Photoexcited Hot Electron Catalysis in Plasmon-Resonant Grating Structures with Platinum, Nickel, and Ruthenium Coatings

Indu Aravind; Yu Yun Wang; Yu Wang; Ruoxi Li; Zhi Cai; Bofan Zhao; Boxin Zhang; Sizhe Weng; Rifat Shahriar; Stephen B Cronin

doi:10.1021/acsami.3c16462

Photoexcited Hot Electron Catalysis in Plasmon-Resonant Grating Structures with Platinum, Nickel, and Ruthenium Coatings

ACS Appl Mater Interfaces. 2024 Apr 10;16(14):17393-17400. doi: 10.1021/acsami.3c16462. Epub 2024 Apr 2.

Authors

Indu Aravind¹, Yu Yun Wang², Yu Wang³, Ruoxi Li³, Zhi Cai³, Bofan Zhao², Boxin Zhang³, Sizhe Weng², Rifat Shahriar², Stephen B Cronin^{1

2

4}

Affiliations

¹ Department of Physics and Astronomy, University of Southern California, Los Angeles, California 90089, United States.
² Ming Hsieh Department of Electrical and Computer Engineering, University of Southern California, Los Angeles, California 90089, United States.
³ Mork Family Department of Chemical Engineering and Materials Science, University of Southern California, Los Angeles, California 90089, United States.
⁴ Department of Chemistry, University of Southern California, Los Angeles, California 90089, United States.

PMID: 38563348
DOI: 10.1021/acsami.3c16462

Abstract

We report the electrochemical potential dependence of photocatalysis produced by hot electrons in plasmon-resonant grating structures. Here, corrugated metal surfaces with a period of 520 nm are illuminated with 785 nm wavelength laser light swept as a function of incident angle. At incident angles corresponding to plasmon-resonant excitation, we observe sharp peaks in the electrochemical photocurrent and dips in the photoreflectance consistent with the conditions under which there is wavevector matching between the incident light and the spacing between the lines in the grating. In addition to the bare plasmonic metal surface (i.e., Au), which is catalytically inert, we have measured grating structures with a thin layer of Pt, Ru, and Ni catalyst coatings. For the bare Au grating, we observe that the plasmon-resonant photocurrent remains relatively featureless over the applied potential range from -0.8 to +1.2 V vs NHE. For the Pt-coated grating, we observe a sharp peak around -0.3 V vs NHE, three times larger than the bare Au grating, and near complete suppression of the oxidation half-reaction, reflecting the reducing nature of Pt as a good hydrogen evolution reaction catalyst. The photocurrent associated with the Pt-coated grating is less noisy and produces higher photocurrents than the bare Au grating due to the faster kinetics (i.e., charge transfer) associated with the Pt-coated surface.
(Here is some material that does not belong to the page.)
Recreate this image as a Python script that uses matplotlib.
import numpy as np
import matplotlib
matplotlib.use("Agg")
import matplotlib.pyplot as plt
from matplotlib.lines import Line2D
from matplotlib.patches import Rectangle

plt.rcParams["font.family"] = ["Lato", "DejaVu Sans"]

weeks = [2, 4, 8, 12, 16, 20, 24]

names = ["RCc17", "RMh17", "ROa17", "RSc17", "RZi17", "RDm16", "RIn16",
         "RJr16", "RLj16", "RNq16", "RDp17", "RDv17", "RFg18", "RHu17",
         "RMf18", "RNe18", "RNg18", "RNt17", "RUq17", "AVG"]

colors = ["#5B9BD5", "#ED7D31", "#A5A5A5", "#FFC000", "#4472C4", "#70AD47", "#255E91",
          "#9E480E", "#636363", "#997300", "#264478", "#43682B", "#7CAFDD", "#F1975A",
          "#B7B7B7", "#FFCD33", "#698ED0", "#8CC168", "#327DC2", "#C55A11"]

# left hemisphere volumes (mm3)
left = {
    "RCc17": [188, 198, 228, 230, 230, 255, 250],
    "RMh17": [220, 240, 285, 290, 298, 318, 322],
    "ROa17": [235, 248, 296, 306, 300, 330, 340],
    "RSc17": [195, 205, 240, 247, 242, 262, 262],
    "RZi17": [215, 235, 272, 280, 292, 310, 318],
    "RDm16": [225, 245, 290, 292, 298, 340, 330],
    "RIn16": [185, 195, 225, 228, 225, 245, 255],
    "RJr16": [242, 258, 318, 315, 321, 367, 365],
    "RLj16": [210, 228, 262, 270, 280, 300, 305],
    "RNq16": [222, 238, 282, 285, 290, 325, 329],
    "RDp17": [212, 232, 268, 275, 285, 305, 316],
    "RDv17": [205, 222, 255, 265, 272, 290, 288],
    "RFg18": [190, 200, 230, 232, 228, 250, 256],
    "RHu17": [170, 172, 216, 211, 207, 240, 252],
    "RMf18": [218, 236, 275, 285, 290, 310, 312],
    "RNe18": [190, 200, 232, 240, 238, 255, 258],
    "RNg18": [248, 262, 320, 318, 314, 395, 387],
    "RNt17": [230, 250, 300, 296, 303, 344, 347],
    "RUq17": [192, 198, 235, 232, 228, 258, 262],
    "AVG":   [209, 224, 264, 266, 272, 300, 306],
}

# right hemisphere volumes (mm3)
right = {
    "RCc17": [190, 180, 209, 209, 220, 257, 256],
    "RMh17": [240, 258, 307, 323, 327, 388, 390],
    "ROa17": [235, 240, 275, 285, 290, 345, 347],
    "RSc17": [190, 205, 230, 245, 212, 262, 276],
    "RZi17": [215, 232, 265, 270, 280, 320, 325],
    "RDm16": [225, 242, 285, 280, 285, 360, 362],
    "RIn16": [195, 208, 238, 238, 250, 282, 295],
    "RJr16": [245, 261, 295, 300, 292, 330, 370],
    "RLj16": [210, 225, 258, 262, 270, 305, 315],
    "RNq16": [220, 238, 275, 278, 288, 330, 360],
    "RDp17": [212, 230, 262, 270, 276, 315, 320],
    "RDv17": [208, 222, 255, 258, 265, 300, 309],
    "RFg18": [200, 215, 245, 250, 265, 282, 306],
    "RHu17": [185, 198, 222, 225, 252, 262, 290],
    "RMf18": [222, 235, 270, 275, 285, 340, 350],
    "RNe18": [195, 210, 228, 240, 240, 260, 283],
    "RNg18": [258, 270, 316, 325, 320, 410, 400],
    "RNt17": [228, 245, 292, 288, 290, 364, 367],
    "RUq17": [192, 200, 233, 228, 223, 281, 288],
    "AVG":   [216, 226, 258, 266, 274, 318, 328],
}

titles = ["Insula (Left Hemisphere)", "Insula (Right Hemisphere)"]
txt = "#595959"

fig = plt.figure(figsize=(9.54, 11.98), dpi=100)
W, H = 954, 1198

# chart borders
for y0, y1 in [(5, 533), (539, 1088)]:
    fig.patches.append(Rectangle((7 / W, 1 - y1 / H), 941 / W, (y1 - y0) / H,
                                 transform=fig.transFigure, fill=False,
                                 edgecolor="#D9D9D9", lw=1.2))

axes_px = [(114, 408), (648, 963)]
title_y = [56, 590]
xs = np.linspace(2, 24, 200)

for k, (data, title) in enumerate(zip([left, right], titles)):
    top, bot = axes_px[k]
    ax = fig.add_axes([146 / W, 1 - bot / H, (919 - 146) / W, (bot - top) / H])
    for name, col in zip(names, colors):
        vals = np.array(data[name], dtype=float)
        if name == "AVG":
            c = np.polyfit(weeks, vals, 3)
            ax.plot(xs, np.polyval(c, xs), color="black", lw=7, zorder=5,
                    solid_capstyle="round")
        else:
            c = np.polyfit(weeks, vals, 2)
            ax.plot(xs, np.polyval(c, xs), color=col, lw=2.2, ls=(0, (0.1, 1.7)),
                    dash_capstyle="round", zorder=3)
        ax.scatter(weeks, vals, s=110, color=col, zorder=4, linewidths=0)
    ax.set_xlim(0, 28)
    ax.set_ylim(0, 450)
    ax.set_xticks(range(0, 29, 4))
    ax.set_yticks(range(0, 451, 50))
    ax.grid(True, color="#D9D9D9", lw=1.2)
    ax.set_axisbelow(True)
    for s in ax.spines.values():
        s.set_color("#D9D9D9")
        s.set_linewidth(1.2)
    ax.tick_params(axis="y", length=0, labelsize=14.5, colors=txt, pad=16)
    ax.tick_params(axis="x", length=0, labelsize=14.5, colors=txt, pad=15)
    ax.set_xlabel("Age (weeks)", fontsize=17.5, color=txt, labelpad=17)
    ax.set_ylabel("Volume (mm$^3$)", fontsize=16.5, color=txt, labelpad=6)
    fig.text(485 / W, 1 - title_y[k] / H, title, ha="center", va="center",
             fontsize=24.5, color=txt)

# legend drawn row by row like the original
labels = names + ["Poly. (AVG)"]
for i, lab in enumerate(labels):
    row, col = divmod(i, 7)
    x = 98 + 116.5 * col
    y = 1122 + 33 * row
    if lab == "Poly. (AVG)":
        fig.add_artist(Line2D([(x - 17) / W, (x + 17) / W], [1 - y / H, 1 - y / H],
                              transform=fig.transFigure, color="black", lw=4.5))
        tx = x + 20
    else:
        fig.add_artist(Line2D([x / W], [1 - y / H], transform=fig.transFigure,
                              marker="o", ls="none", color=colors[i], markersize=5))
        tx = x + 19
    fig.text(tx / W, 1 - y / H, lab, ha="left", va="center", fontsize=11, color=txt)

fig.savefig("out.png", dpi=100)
The plasmon-resonant grating structures enable us to compare plasmon-resonant excitation with that of bulk metal interband absorption simply by rotating the polarization of the light while leaving all other parameters of the experiment fixed (i.e., wavelength, potential, electrochemical solution, sample surface, etc.). A 64X plasmon-resonant enhancement (i.e., p-to-s polarized photocurrent ratio) is observed for the Pt-coated grating compared to 28X for the bare grating. The nickel-coated grating shows an increase in the hot-electron photocurrent enhancement in both oxidation and reduction half-reactions. Similarly, Ru-coated gratings show an increase in hot-electron photocurrents in the oxidation half-reaction compared to the bare Au grating. Plasmon-resonant enhancement factors of 36X and 15X are observed in the p-to-s polarized photocurrent ratio for the Ni and Ru gratings, respectively.

Keywords: hot electron; photocatalysis; plasmonic; pt catalyst; solar fuel; water splitting.